STATED GOAL >> Each line from the line with "Reproduce this chart with D3.js." to the line with "d3.scaleLinear().domain([-0.3, 0.6]).range([m.bottom, m.top]);", inclusive, is to be repeated exactly; no other line and no picture belongs in the copy.

★ ★ ★ ★ ★

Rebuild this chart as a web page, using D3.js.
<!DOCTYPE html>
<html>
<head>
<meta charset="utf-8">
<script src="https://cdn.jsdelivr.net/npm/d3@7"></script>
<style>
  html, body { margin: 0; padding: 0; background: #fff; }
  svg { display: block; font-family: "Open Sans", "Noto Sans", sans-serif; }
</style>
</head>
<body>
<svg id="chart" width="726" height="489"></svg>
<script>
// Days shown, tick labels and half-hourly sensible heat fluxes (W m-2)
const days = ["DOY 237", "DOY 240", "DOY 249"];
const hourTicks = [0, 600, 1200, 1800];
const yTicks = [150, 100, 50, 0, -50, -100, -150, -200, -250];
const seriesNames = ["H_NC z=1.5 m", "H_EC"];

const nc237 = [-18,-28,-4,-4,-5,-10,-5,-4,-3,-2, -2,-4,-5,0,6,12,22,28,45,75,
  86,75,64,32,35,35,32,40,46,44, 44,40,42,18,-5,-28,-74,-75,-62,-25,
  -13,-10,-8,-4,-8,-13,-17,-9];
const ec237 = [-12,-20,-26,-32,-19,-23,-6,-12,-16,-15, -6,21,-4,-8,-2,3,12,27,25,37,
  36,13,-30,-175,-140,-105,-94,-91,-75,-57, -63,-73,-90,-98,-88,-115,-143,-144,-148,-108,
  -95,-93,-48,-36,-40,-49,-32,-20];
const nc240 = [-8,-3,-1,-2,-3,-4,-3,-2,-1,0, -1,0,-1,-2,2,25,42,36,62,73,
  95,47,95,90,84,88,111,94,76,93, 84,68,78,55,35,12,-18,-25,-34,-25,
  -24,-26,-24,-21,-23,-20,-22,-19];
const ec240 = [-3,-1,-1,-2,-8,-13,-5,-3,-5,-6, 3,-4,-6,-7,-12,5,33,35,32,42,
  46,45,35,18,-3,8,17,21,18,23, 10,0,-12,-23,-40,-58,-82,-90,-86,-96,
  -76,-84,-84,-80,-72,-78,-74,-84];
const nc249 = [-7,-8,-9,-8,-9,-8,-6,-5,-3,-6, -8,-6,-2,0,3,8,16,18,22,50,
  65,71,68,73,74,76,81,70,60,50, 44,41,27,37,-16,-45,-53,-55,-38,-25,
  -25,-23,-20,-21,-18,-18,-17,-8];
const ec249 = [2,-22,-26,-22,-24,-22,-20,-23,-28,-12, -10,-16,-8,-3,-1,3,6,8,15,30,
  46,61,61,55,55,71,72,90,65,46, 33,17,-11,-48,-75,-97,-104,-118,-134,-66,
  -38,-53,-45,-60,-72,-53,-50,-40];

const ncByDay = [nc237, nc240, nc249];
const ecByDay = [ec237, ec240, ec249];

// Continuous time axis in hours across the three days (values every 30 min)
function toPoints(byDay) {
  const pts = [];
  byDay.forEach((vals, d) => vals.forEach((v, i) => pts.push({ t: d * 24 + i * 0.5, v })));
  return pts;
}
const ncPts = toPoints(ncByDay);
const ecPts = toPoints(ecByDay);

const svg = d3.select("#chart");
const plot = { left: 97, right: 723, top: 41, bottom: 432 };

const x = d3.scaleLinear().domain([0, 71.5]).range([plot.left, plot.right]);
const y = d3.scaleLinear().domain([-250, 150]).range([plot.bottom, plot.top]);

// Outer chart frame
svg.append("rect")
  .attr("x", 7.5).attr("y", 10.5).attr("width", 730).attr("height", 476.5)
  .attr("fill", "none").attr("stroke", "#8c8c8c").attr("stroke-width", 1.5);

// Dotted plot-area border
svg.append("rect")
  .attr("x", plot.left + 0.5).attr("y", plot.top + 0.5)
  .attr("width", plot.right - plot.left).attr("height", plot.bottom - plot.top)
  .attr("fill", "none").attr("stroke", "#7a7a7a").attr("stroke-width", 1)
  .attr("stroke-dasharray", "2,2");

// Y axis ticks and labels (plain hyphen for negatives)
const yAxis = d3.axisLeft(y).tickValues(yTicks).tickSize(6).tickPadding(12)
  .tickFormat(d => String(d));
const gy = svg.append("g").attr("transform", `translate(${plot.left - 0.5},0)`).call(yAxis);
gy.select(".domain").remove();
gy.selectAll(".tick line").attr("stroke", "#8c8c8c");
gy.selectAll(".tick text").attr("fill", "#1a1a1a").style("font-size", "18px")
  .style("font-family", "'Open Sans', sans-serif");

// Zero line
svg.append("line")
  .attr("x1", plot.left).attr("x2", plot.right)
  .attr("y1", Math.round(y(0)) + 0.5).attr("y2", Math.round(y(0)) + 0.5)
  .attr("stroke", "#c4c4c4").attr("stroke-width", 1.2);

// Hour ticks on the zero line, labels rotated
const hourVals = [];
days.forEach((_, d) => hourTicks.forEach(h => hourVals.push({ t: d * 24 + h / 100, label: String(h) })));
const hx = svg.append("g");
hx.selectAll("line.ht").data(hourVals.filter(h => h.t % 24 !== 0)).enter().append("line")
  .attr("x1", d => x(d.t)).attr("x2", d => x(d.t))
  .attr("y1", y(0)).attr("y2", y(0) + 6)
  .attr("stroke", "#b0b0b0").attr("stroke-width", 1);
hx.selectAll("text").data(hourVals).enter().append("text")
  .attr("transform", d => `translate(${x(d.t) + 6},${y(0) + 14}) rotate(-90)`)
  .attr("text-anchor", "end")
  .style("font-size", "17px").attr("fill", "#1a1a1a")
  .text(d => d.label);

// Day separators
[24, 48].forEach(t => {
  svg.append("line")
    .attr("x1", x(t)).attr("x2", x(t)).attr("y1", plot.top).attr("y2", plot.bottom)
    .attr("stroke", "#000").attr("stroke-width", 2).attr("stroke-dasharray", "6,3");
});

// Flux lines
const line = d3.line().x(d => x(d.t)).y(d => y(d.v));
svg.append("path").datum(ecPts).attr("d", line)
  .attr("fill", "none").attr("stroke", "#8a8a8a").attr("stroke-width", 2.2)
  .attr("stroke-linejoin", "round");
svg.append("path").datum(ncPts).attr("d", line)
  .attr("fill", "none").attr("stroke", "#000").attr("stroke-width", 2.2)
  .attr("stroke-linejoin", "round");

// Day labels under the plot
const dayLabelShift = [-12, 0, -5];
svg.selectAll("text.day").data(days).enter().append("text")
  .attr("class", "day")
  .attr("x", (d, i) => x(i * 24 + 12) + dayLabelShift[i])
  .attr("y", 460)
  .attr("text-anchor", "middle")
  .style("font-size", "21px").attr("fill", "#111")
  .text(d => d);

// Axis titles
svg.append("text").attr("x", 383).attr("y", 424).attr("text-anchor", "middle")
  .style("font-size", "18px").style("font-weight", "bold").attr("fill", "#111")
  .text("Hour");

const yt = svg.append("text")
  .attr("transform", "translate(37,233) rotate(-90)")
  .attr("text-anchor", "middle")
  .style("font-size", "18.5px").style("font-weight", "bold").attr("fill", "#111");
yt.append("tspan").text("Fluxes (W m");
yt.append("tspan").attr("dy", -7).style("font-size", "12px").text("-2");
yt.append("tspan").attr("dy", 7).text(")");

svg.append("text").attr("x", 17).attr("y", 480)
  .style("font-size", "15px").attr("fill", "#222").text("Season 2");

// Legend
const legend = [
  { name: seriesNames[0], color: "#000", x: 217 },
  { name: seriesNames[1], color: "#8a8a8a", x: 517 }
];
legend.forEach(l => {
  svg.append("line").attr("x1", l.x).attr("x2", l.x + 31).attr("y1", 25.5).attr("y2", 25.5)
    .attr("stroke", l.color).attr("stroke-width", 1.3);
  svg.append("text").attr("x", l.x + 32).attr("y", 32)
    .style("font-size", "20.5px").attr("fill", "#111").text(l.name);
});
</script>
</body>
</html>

★ ★ ★ ★ ★

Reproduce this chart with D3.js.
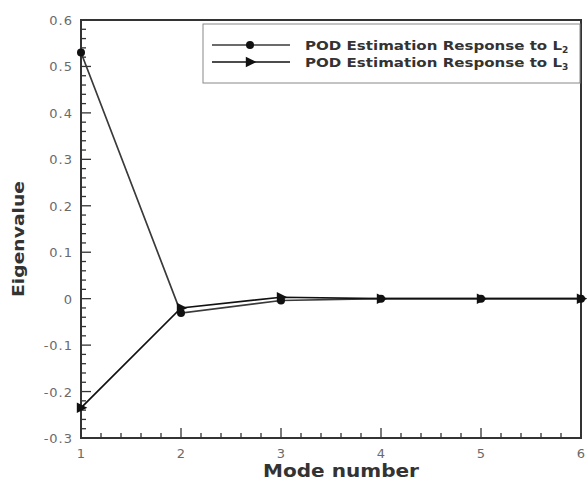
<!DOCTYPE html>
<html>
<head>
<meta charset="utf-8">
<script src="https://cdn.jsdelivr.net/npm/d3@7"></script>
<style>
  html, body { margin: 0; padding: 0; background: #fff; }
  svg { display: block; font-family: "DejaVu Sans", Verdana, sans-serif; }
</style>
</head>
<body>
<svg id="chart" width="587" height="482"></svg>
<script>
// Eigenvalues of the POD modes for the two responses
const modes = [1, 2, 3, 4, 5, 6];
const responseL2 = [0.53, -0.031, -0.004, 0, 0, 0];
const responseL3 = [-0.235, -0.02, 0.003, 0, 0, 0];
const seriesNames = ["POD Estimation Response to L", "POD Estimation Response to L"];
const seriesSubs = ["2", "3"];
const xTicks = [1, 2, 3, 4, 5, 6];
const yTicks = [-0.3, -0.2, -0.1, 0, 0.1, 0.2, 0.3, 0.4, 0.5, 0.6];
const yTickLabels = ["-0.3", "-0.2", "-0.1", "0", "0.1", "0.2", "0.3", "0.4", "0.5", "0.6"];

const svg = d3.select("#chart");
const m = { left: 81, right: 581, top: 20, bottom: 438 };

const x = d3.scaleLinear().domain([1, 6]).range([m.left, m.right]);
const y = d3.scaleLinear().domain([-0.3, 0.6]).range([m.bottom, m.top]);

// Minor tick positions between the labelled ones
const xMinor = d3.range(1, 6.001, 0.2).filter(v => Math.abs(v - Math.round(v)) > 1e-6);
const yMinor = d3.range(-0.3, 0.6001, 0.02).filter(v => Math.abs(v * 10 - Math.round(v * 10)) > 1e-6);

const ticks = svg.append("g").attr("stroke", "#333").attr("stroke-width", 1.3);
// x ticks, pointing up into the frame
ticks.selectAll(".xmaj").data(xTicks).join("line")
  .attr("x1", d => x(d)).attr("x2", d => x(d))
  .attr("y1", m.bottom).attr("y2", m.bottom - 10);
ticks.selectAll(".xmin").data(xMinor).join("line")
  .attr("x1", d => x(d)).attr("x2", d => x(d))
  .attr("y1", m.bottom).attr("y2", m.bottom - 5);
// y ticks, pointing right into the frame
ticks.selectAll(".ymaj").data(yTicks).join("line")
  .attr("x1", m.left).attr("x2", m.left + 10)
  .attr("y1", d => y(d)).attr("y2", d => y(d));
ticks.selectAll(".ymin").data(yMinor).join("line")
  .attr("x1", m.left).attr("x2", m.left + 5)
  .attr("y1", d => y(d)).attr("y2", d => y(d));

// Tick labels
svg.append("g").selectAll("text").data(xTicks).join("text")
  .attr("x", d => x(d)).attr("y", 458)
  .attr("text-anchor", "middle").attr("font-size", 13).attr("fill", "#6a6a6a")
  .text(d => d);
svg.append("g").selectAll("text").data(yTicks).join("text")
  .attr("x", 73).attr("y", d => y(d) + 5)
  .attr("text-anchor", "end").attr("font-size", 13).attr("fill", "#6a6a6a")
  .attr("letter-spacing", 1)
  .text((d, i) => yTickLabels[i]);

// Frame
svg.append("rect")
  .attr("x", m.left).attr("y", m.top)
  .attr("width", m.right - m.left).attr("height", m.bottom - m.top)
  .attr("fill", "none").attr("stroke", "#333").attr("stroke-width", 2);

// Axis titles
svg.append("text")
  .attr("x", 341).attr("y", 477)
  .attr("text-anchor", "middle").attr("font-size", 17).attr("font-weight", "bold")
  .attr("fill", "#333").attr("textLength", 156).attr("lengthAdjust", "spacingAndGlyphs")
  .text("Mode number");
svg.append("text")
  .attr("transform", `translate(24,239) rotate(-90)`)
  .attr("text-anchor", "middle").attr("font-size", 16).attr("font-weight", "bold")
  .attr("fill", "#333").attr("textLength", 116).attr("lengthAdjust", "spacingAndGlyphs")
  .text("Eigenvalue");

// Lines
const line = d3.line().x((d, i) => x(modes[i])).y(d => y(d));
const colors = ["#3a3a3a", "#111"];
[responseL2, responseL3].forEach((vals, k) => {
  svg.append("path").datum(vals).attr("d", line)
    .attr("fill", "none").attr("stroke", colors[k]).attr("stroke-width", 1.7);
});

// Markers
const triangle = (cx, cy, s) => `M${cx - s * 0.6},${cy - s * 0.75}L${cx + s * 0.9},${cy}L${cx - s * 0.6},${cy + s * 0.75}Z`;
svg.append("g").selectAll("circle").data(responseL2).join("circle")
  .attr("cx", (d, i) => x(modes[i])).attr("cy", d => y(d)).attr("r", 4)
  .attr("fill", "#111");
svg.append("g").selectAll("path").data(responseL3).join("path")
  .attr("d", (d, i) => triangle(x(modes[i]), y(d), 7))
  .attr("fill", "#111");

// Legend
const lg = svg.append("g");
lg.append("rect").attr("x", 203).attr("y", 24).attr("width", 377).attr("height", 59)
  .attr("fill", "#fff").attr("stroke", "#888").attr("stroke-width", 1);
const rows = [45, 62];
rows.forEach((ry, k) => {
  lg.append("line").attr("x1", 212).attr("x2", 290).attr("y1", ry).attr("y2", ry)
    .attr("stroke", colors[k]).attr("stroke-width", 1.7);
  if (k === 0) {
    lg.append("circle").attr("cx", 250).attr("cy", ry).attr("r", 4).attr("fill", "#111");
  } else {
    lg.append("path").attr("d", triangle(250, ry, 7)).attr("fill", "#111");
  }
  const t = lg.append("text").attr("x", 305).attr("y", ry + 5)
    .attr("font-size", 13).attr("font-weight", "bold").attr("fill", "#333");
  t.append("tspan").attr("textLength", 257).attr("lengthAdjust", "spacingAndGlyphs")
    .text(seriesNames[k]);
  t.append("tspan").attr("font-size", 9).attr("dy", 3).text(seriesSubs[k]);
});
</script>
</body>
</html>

★ ★ ★ ★ ★

SOLUTION TO THE PROBLEM >>
Reproduce this chart with D3.js.
<!DOCTYPE html>
<html>
<head>
<meta charset="utf-8">
<script src="https://cdn.jsdelivr.net/npm/d3@7"></script>
<style>
  html, body { margin: 0; padding: 0; background: #fff; }
  svg { display: block; font-family: "DejaVu Sans", Verdana, sans-serif; }
</style>
</head>
<body>
<svg id="chart" width="587" height="482"></svg>
<script>
// Eigenvalues of the POD modes for the two responses
const modes = [1, 2, 3, 4, 5, 6];
const responseL2 = [0.53, -0.031, -0.004, 0, 0, 0];
const responseL3 = [-0.235, -0.02, 0.003, 0, 0, 0];
const seriesNames = ["POD Estimation Response to L", "POD Estimation Response to L"];
const seriesSubs = ["2", "3"];
const xTicks = [1, 2, 3, 4, 5, 6];
const yTicks = [-0.3, -0.2, -0.1, 0, 0.1, 0.2, 0.3, 0.4, 0.5, 0.6];
const yTickLabels = ["-0.3", "-0.2", "-0.1", "0", "0.1", "0.2", "0.3", "0.4", "0.5", "0.6"];

const svg = d3.select("#chart");
const m = { left: 81, right: 581, top: 20, bottom: 438 };

const x = d3.scaleLinear().domain([1, 6]).range([m.left, m.right]);
const y = d3.scaleLinear().domain([-0.3, 0.6]).range([m.bottom, m.top]);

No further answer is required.